[Goal]:
Give back only the lines in the records below from the one with "Recreate this image" to the one with "var plotLeft = 284, plotRight", both inclusive, word for word.

[Raw data]:
....
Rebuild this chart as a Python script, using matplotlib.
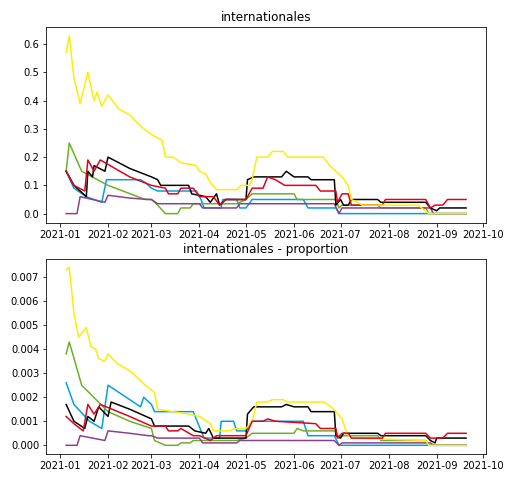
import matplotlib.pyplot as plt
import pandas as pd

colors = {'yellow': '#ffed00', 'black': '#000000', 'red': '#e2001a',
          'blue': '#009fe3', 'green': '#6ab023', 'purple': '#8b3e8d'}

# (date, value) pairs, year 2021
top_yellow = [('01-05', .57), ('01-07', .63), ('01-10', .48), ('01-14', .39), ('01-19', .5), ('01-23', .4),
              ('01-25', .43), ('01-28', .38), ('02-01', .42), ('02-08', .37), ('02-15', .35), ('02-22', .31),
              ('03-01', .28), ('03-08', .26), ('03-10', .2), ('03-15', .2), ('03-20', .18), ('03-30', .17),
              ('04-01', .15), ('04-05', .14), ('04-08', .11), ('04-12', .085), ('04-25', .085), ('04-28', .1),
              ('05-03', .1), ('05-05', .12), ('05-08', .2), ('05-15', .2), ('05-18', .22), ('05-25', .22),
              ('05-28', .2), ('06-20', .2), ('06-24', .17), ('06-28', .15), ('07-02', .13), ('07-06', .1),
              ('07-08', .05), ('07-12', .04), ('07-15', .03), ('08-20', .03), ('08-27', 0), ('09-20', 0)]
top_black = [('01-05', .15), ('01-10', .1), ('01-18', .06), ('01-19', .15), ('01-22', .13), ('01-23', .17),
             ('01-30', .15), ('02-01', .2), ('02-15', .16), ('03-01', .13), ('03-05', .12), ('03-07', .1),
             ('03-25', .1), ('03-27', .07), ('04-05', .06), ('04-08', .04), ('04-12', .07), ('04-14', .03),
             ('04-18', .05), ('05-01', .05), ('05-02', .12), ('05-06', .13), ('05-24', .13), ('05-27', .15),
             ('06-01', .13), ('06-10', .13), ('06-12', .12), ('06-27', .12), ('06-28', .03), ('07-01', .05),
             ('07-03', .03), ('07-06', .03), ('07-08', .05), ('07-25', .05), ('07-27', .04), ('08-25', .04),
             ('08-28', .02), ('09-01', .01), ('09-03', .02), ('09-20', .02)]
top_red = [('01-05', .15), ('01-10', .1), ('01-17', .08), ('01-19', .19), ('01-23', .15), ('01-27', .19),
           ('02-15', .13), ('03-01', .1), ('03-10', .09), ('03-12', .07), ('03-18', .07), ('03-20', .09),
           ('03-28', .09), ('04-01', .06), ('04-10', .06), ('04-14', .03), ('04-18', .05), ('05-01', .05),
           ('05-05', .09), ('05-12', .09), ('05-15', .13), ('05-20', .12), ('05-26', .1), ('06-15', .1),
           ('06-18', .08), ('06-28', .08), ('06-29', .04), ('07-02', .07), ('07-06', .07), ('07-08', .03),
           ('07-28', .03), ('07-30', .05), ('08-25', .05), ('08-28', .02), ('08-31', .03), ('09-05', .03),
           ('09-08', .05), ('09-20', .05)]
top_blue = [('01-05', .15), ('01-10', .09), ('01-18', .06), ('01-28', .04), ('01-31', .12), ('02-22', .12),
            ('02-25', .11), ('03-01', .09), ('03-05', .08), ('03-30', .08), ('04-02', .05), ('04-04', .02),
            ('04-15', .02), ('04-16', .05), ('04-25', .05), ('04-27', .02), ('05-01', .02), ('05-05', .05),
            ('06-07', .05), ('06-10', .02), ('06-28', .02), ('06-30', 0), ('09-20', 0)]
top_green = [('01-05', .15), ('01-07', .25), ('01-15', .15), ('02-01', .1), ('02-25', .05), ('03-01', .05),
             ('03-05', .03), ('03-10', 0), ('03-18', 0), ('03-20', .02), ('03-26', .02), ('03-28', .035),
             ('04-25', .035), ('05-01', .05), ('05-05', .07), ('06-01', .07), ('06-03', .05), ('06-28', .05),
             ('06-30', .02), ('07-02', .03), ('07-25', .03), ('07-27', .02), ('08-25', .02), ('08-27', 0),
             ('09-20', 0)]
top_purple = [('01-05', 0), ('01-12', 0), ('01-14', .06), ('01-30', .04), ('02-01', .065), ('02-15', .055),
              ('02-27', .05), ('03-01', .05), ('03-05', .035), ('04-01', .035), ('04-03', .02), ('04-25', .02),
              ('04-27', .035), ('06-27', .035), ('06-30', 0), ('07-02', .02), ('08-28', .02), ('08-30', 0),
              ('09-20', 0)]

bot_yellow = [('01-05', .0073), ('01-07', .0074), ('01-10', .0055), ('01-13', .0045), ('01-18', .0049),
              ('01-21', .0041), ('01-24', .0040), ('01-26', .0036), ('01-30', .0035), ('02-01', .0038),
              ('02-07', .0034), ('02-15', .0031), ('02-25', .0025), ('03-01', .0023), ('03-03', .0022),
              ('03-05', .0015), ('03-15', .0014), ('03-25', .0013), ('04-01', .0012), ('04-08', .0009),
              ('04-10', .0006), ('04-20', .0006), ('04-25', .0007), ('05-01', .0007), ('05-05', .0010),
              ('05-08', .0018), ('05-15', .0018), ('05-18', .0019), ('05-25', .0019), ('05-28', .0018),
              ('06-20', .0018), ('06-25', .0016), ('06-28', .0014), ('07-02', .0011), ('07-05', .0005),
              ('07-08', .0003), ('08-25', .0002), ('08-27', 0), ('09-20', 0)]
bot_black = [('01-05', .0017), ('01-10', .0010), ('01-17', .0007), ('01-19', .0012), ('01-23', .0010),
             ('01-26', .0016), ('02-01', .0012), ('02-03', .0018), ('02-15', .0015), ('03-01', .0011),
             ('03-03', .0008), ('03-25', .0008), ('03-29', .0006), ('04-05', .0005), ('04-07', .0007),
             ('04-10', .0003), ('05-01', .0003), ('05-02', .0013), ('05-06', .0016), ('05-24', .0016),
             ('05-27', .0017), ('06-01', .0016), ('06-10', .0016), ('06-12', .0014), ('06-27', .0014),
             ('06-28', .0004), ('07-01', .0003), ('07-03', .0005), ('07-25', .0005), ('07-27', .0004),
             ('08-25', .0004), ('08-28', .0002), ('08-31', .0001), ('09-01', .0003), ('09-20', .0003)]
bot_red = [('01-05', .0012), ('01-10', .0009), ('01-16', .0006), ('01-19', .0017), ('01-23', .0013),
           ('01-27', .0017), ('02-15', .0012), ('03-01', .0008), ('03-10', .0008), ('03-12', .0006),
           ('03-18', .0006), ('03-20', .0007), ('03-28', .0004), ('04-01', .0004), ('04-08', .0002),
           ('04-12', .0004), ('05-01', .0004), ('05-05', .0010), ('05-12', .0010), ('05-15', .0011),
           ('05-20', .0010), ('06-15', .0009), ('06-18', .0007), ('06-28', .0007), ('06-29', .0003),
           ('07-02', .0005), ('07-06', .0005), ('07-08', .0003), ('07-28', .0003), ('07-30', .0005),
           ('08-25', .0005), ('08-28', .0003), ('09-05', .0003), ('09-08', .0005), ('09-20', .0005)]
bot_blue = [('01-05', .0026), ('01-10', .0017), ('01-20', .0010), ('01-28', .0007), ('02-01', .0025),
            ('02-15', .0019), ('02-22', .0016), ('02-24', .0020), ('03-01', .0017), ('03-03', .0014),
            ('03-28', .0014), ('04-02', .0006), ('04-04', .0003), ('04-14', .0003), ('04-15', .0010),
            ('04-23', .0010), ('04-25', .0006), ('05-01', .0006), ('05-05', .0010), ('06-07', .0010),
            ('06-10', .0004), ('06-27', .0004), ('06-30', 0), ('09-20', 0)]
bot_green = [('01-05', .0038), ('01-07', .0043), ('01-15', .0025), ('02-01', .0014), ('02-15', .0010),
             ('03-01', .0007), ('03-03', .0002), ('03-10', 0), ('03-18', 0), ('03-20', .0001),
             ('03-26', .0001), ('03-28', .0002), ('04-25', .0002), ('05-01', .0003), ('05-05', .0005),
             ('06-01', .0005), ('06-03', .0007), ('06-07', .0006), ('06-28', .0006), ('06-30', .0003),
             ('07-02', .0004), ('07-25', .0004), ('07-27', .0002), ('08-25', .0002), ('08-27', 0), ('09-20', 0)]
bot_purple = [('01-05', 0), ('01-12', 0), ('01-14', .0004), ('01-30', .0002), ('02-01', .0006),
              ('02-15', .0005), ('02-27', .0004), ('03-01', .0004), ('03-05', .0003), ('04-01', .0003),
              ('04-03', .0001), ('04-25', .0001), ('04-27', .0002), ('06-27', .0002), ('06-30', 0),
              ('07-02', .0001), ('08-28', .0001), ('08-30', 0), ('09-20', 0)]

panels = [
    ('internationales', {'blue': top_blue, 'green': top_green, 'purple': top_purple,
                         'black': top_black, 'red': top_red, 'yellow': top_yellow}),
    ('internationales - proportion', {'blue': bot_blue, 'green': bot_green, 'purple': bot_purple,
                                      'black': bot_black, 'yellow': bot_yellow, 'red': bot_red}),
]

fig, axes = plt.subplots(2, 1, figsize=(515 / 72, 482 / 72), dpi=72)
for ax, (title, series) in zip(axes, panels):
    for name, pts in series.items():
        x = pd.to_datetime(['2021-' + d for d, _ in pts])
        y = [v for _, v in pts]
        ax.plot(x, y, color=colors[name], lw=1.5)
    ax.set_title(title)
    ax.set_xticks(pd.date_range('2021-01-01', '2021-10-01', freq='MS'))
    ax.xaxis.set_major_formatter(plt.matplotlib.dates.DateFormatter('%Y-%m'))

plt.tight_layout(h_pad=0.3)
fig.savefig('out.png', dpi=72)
....
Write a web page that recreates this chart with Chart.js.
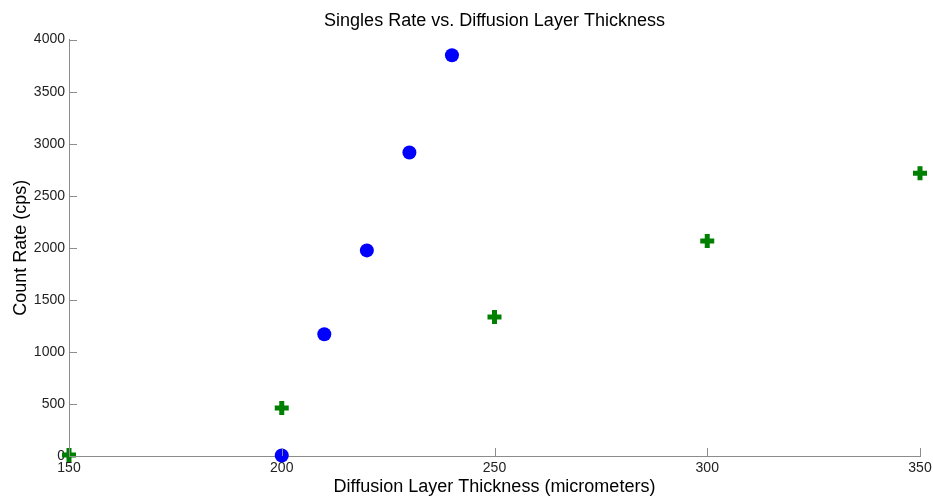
....
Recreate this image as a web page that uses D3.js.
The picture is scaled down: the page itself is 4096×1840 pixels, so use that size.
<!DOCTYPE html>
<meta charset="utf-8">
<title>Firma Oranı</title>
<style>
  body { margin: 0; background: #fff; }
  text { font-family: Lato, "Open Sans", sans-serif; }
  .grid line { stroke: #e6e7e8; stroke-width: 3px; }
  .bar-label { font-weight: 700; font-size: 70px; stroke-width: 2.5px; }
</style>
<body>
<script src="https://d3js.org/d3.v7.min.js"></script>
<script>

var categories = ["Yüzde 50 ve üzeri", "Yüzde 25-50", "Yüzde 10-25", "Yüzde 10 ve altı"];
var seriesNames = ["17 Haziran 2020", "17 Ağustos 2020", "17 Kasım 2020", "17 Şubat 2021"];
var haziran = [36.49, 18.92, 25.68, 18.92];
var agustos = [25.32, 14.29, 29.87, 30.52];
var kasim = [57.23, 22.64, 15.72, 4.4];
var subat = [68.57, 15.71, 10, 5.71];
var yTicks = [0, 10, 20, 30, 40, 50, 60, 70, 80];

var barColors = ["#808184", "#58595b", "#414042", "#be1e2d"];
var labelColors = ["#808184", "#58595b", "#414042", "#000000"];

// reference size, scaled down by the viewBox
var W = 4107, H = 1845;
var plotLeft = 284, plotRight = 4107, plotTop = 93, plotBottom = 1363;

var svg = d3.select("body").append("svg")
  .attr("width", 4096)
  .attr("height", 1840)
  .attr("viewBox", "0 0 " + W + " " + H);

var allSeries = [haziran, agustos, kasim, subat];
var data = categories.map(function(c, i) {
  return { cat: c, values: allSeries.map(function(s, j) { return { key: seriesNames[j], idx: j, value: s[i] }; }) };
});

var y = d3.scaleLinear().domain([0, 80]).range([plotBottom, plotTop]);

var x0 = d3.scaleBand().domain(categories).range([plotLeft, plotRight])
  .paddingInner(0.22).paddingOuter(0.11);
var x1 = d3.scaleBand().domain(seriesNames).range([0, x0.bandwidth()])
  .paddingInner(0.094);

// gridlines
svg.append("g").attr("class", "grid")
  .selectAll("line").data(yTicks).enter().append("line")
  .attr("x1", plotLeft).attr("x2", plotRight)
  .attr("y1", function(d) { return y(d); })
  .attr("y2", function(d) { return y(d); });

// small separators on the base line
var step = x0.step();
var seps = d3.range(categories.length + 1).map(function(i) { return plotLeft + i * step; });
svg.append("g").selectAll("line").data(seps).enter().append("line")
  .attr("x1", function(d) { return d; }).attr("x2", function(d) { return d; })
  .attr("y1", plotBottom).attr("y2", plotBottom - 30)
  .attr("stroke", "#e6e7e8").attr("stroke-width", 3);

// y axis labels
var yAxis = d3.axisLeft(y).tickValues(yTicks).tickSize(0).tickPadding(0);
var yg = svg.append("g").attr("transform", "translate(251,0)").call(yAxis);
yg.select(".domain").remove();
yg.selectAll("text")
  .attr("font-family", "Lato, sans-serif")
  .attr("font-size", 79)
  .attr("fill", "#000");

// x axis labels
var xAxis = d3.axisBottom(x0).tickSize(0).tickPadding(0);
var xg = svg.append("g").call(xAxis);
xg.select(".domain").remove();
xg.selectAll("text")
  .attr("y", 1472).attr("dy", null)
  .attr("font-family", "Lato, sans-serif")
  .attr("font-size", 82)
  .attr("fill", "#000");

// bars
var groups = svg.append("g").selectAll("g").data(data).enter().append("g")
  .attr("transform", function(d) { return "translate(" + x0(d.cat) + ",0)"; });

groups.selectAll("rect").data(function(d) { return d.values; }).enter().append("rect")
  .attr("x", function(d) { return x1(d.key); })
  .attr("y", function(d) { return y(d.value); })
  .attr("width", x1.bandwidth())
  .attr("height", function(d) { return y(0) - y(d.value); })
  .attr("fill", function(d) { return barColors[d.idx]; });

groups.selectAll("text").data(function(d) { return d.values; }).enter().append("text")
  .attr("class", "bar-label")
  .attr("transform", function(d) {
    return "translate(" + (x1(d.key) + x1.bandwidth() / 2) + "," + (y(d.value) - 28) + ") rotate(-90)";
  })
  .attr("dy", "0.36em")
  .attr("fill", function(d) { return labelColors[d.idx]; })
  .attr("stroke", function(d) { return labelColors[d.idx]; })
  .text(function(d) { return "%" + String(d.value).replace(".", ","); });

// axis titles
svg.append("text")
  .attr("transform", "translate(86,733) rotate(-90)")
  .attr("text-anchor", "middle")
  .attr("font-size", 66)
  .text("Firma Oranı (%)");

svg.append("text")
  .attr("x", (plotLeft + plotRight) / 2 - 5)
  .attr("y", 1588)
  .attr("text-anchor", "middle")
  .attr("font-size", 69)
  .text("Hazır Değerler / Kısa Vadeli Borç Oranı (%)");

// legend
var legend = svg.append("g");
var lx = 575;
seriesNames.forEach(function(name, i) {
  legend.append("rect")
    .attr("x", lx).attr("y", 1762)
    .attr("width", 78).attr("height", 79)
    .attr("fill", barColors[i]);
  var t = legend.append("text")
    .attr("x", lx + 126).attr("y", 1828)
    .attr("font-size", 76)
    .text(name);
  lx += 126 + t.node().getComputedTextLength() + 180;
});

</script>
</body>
....
[Solution]:
Recreate this image as a web page that uses D3.js.
The picture is scaled down: the page itself is 4096×1840 pixels, so use that size.
<!DOCTYPE html>
<meta charset="utf-8">
<title>Firma Oranı</title>
<style>
  body { margin: 0; background: #fff; }
  text { font-family: Lato, "Open Sans", sans-serif; }
  .grid line { stroke: #e6e7e8; stroke-width: 3px; }
  .bar-label { font-weight: 700; font-size: 70px; stroke-width: 2.5px; }
</style>
<body>
<script src="https://d3js.org/d3.v7.min.js"></script>
<script>

var categories = ["Yüzde 50 ve üzeri", "Yüzde 25-50", "Yüzde 10-25", "Yüzde 10 ve altı"];
var seriesNames = ["17 Haziran 2020", "17 Ağustos 2020", "17 Kasım 2020", "17 Şubat 2021"];
var haziran = [36.49, 18.92, 25.68, 18.92];
var agustos = [25.32, 14.29, 29.87, 30.52];
var kasim = [57.23, 22.64, 15.72, 4.4];
var subat = [68.57, 15.71, 10, 5.71];
var yTicks = [0, 10, 20, 30, 40, 50, 60, 70, 80];

var barColors = ["#808184", "#58595b", "#414042", "#be1e2d"];
var labelColors = ["#808184", "#58595b", "#414042", "#000000"];

// reference size, scaled down by the viewBox
var W = 4107, H = 1845;
var plotLeft = 284, plotRight = 4107, plotTop = 93, plotBottom = 1363;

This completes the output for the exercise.